Primates of the region include the Peruvian Yellow-tailed Wooly Monkey and Howler Monkey. Other mammals such as the Jaguar, Amazonian Manatee, Giant Otter, Spectacled Bear and the Amazon Rive Dolphin also inhabit Peru, as do many unique plants. Rivers supplying water to downstream settlements originate in many of these forests, and people living in and around the forests depend on them for their livelihood and survival.

The new Peru agreement marks the 14th Tropical Forest Conservation Act pact, following agreements with Bangladesh, Belize, Botswana, Colombia, Costa Rica, El Salvador, Guatemala, Jamaica, Panama, which has 2 such agreements, and the Philippines. It is also the second such agreement between the United States and Peru. These debt-for-nature programs will together generate more than $188 million to protect tropical forests.

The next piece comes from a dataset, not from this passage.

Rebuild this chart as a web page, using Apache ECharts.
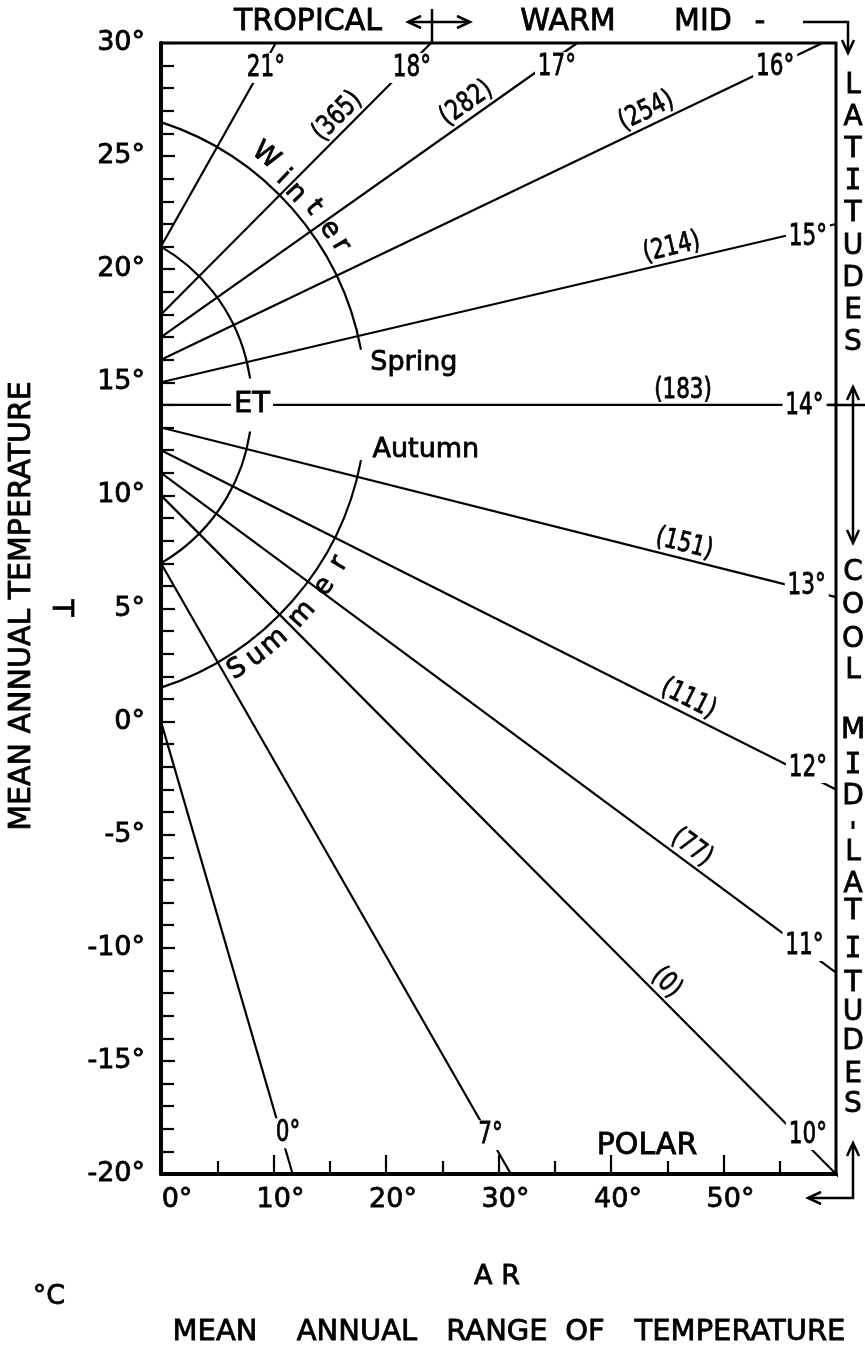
<!DOCTYPE html>
<html>
<head>
<meta charset="utf-8">
<title>Effective temperature nomogram</title>
<script src="https://cdn.jsdelivr.net/npm/echarts@6/dist/echarts.min.js"></script>
<style>
html,body{margin:0;padding:0;background:#fff;}
#chart{width:865px;height:1353px;}
</style>
</head>
<body>
<div id="chart"></div>
<script>
// ---------------- values ----------------
// Effective-temperature (ET) lines: label value, T where the line leaves the T axis (AR = 0),
// and the point (AR, T) where the line ends.
const etValues = [21, 18, 17, 16, 15, 14, 13, 12, 11, 10, 7, 0];
const etStartT = [21, 18, 17, 16, 15, 14, 13, 12, 11, 10, 7, 0];
const etEndAR  = [10.2, 24, 37, 58.8, 60, 60, 60, 60, 60, 62.4, 31.1, 11.7];
const etEndT   = [30, 30, 30, 30, 22.0, 14, 5.5, -3.0, -11.1, -21.2, -20, -20];

// Numbers in brackets written along the ET lines
const bracketLineET = [18, 17, 16, 15, 14, 13, 12, 11, 10];
const bracketValues = [365, 282, 254, 214, 183, 151, 111, 77, 0];

// Season arcs, centred on the point where all ET lines meet
const arcCenter = [-8.2, 14];
const arcStartT = [21, 26.5, 1.5];      // arc meets the T axis (AR = 0) here
const arcEndAR  = [0, 17.9, 17.9];
const arcEndT   = [7, 16.45, 11.55];

// Axes
const arMin = 0, arMax = 60, arLabelStep = 10;
const tMin = -20, tMax = 30, tLabelStep = 5;

// ---------------- layout (positions / styles only) ----------------
const FONT = '"DejaVu Sans", "Liberation Sans", sans-serif';
const INK = 0.8;   // extra stroke that thickens the lettering
const layout = {
  etLabelPos: [[9.33,28.9],[22.3,28.9],[35.2,28.94],[54.6,28.94],[57.5,21.42],[57.2,13.95],
               [57.4,6.0],[57.5,-2.05],[57.2,-9.92],[57.5,-18.28],[29.3,-18.28],[11.3,-18.2]],
  bracketAR: [16.6, 27.9, 43.7, 45.7, 46.4, 46.2, 46.3, 46.4, 44.0],
  bracketOffset: 14.5,
  springPos: [18.6, 15.85],
  autumnPos: [18.8, 12.0],
  polarPos: [43.2, -18.76],
  winterDeg: [-51.7, -46.7, -43.1, -38.9, -33.9, -30.4],
  winterOff: [20, 15, 13, 17, 17, 18],
  summerDeg: [57.5, 53.3, 49.0, 41.9, 35.4, 30.3],
  summerOff: 16
};

const chart = echarts.init(document.getElementById('chart'), null, {renderer: 'canvas'});

const lineSeries = etValues.map((et, i) => ({
  type: 'line',
  name: 'ET ' + et,
  data: [[0, etStartT[i]], [etEndAR[i], etEndT[i]]],
  symbol: 'none',
  clip: false,
  silent: true,
  animation: false,
  lineStyle: {color: '#000', width: 2.2},
  z: 3
}));

const arcSeries = {
  type: 'custom',
  silent: true,
  animation: false,
  z: 3,
  data: arcStartT.map((t, i) => [i, t]),
  renderItem: function (params, api) {
    const i = params.dataIndex;
    const c = api.coord(arcCenter);
    const s = api.coord([0, arcStartT[i]]);
    const e = api.coord([arcEndAR[i], arcEndT[i]]);
    const r = Math.hypot(s[0] - c[0], s[1] - c[1]);
    let a0 = Math.atan2(s[1] - c[1], s[0] - c[0]);
    let a1 = Math.atan2(e[1] - c[1], e[0] - c[0]);
    if (a0 > a1) { const t = a0; a0 = a1; a1 = t; }
    return {
      type: 'arc',
      shape: {cx: c[0], cy: c[1], r: r, startAngle: a0, endAngle: a1, clockwise: true},
      style: {stroke: '#000', fill: 'none', lineWidth: 2.2}
    };
  }
};

function textEl(str, x, y, size, extra, styleExtra) {
  return Object.assign({
    type: 'text', x: x, y: y,
    style: Object.assign({text: str, fontSize: size, fontFamily: FONT, fill: '#000',
      stroke: '#000', lineWidth: INK,
      align: 'center', verticalAlign: 'middle'}, styleExtra || {})
  }, extra || {});
}

const annotationSeries = {
  type: 'custom',
  silent: true,
  animation: false,
  z: 6,
  data: [[0, 0]],
  renderItem: function (params, api) {
    const ch = [];
    // ET value labels at the line ends (white box opens a gap in the line)
    etValues.forEach((et, i) => {
      const p = api.coord(layout.etLabelPos[i]);
      ch.push(textEl(et + '°', p[0], p[1], 30, {scaleX: 0.72},
        {backgroundColor: '#fff', padding: [0, 4, 0, 4]}));
    });
    // bracketed numbers written along the lines
    bracketValues.forEach((v, k) => {
      const j = etValues.indexOf(bracketLineET[k]);
      const p0 = api.coord([0, etStartT[j]]);
      const p1 = api.coord([etEndAR[j], etEndT[j]]);
      let dx = p1[0] - p0[0], dy = p1[1] - p0[1];
      const L = Math.hypot(dx, dy); dx /= L; dy /= L;
      const ar = layout.bracketAR[k];
      const t = etStartT[j] + (etEndT[j] - etStartT[j]) * ar / etEndAR[j];
      const f = api.coord([ar, t]);
      const o = layout.bracketOffset;
      ch.push(textEl('(' + v + ')', f[0] + dy * o, f[1] - dx * o, 27.5,
        {rotation: -Math.atan2(dy, dx), scaleX: 0.78}));
    });
    // ET label on the small arc
    const c = api.coord(arcCenter);
    const s0 = api.coord([0, arcStartT[0]]);
    const rSmall = Math.hypot(s0[0] - c[0], s0[1] - c[1]);
    ch.push(textEl('ET', c[0] + rSmall, c[1], 29, null,
      {backgroundColor: '#fff', padding: [12, 3, 12, 3]}));
    // season words
    const sp = api.coord(layout.springPos);
    ch.push(textEl('Spring', sp[0], sp[1], 27, null, {align: 'left'}));
    const au = api.coord(layout.autumnPos);
    ch.push(textEl('Autumn', au[0], au[1], 27, null, {align: 'left'}));
    const po = api.coord(layout.polarPos);
    ch.push(textEl('POLAR', po[0], po[1], 30));
    // letters along the large arc
    const s1 = api.coord([0, arcStartT[1]]);
    const rBig = Math.hypot(s1[0] - c[0], s1[1] - c[1]);
    'Winter'.split('').forEach((ltr, k) => {
      const th = layout.winterDeg[k] * Math.PI / 180;
      const r = rBig + layout.winterOff[k];
      ch.push(textEl(ltr, c[0] + r * Math.cos(th), c[1] + r * Math.sin(th), 27,
        {rotation: -(Math.PI / 2 + th)}));
    });
    'Summer'.split('').forEach((ltr, k) => {
      const th = layout.summerDeg[k] * Math.PI / 180;
      const r = rBig + layout.summerOff;
      ch.push(textEl(ltr, c[0] + r * Math.cos(th), c[1] + r * Math.sin(th), 27,
        {rotation: Math.PI / 2 - th}));
    });
    return {type: 'group', children: ch};
  }
};

// ---------------- decorations outside the frame ----------------
const G = [];
function gText(str, x, y, size, extra, family) {
  G.push({type: 'text', x: x, y: y, z: 10, ...(extra || {}),
    style: {text: str, fontSize: size, fontFamily: family || FONT, fill: '#000',
      stroke: '#000', lineWidth: INK, align: 'center', verticalAlign: 'middle'}});
}
function gLine(points, w) {
  G.push({type: 'polyline', z: 10, shape: {points: points},
    style: {stroke: '#000', lineWidth: w || 2.5, fill: 'none'}});
}
function gHead(tx, ty, dx, dy) {
  const L = 13, W = 6;
  const bx = tx - dx * L, by = ty - dy * L;
  gLine([[bx - dy * W, by + dx * W], [tx, ty], [bx + dy * W, by - dx * W]], 2.5);
}
gText('TROPICAL', 308, 22, 30);
gLine([[409, 22], [469, 22]]); gHead(408, 22, -1, 0); gHead(470, 22, 1, 0);
gLine([[432, 9], [432, 43]]);
gText('WARM', 568, 22, 30);
gText('MID', 703, 22, 30);
gText('-', 760, 22, 30);
gLine([[803, 22], [848, 22], [848, 52]]); gHead(848, 53, 0, 1);

function column(str, ys, x) {
  str.split('').forEach((ch, k) => {
    if (ch === '.') { gLine([[x, ys[k] - 4], [x, ys[k] + 4]], 3); return; }
    gText(ch, x, ys[k], 28, null, ch === 'I' ? '"DejaVu Sans Mono", monospace' : FONT);
  });
}
column('LATITUDES', [86, 118, 150, 182, 214, 247, 279, 311, 343], 853);
gLine([[853, 388], [853, 542]]); gHead(853, 387, 0, -1); gHead(853, 543, 0, 1);
gLine([[828, 405], [865, 405]]);
column('COOL', [573, 606, 640, 671], 853);
column('MID.LATITUDES', [731, 766, 797, 825, 853, 885, 912, 950, 984, 1013, 1042, 1075, 1105], 853);
gLine([[853, 1144], [853, 1198], [809, 1198]]); gHead(853, 1143, 0, -1); gHead(808, 1198, -1, 0);

gText('MEAN ANNUAL TEMPERATURE', 22, 606, 30, {rotation: Math.PI / 2});
gText('T', 60, 608, 28, {rotation: -Math.PI / 2});
gText('°C', 49, 1297, 27);
gText('A R', 497, 1277, 27);
[['MEAN', 215], ['ANNUAL', 357], ['RANGE', 497], ['OF', 585], ['TEMPERATURE', 740]]
  .forEach(w => gText(w[0], w[1], 1332, 29));

const labelInk = {textBorderColor: '#000', textBorderWidth: INK};

const option = {
  backgroundColor: '#fff',
  animation: false,
  grid: {
    left: 161, right: 29, top: 43, bottom: 179,
    show: true, borderColor: '#000', borderWidth: 3, backgroundColor: 'transparent',
    containLabel: false, outerBoundsMode: 'none'
  },
  xAxis: {
    type: 'value', min: arMin, max: arMax, interval: arLabelStep,
    axisLine: {show: true, onZero: false, lineStyle: {color: '#000', width: 4}},
    axisTick: {show: true, inside: true, length: 19, lineStyle: {color: '#000', width: 2.2}},
    minorTick: {show: true, splitNumber: 2, length: 13, lineStyle: {color: '#000', width: 2.2}},
    splitLine: {show: false},
    axisLabel: Object.assign({
      color: '#000', fontSize: 27, fontFamily: FONT, margin: 12, padding: [0, 0, 0, 14],
      formatter: v => (v >= arMax ? '' : (v === arMin ? '{first|' + v + '°}' : v + '°')),
      rich: {first: Object.assign({color: '#000', fontSize: 27, fontFamily: FONT,
        padding: [0, 0, 0, 18]}, labelInk)}
    }, labelInk)
  },
  yAxis: {
    type: 'value', min: tMin, max: tMax, interval: tLabelStep,
    axisLine: {show: true, onZero: false, lineStyle: {color: '#000', width: 4}},
    axisTick: {show: true, inside: true, length: 14, lineStyle: {color: '#000', width: 2.2}},
    minorTick: {show: true, splitNumber: 5, length: 13, lineStyle: {color: '#000', width: 2.2}},
    splitLine: {show: false},
    axisLabel: Object.assign({
      color: '#000', fontSize: 27, fontFamily: FONT, margin: 16, padding: [0, 0, 22, 0],
      formatter: v => v + '°'
    }, labelInk)
  },
  graphic: G,
  series: lineSeries.concat([arcSeries, annotationSeries])
};
chart.setOption(option);
</script>
</body>
</html>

The United States is pleased to assist Peru in preserving its irreplaceable tropical forests. U.S. Secretary of Treasury Henry Paulson welcomed the agreement, saying "This agreement will build on the success of previous U.S. government debt swaps with Peru and will further the cause of environmental conservation in a country with one of the highest levels of biodiversity on the planet." Such debt-for-nature agreements, he said, "are a successful model of government and citizen cooperation to improve and expand conservation efforts."